# sardines or mackerel?



## werecatrising (Oct 15, 2010)

I am finally going to be able to make a bulk order next week. Id like to try some fish this time. The distributor offers sardines and mackerel.Is one better than the other.


----------



## eternalstudent (Jul 22, 2010)

Personally I don't think there is any difference at all. Sardines are just smaller.
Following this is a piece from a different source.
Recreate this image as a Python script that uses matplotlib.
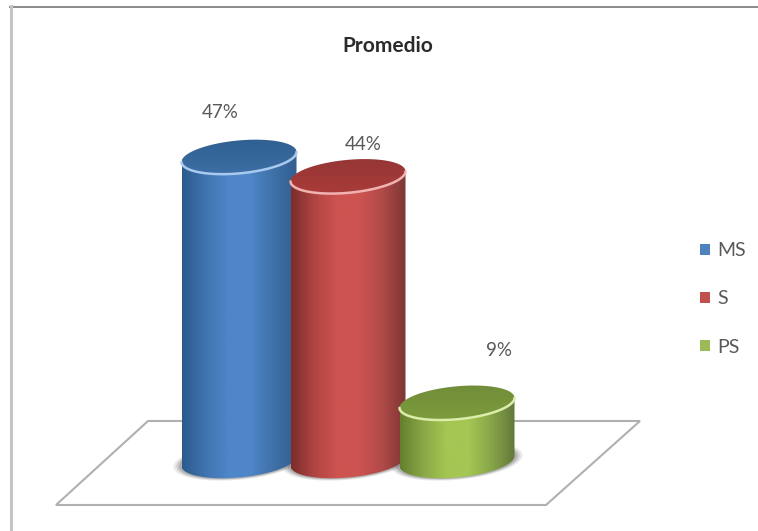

They are both oily fish and have similar nutrient levels.

Personally I like mackerel as they are a better size for my dogs


----------



## liquid (Dec 28, 2011)

I believe theyre both high in omega-3s and very good for the dogs. :smile: Like eternalstudent said, sardines are smaller so depending on the size of your dogs or if you dont want to be bothered by cutting up bigger fish, you can choose based on that.


----------



## splitnightsky (Jun 20, 2011)

depends on the type of mackerel, king or chub.
because king mackerel are quite big fish, 
they tend to have a substantial amount of mercury in them 
(due to eating a fish that ate another fish that ate a bottom dweller)
I know king mackerel is on the don't-eat list for humans for that reason, 
but chub is an okay choice because the fish is smaller.

but from what I've seen, sardines are more expensive per weight.
so I'd totally go with the mackerel, as long as it's a smaller fish.


----------



## magicre (Apr 7, 2010)

i would get both if you can. 

they are each high in omega 3 and they are oily fish....so variety being the spice of life and all...


----------



## Liz (Sep 27, 2010)

I love the sardines because I can feed the whole thing to each of the dogs, the shelties each get one and the collies get two or three, I love not having to chop up fish, just toss it outside~! Plus they seem to love their sardines.


----------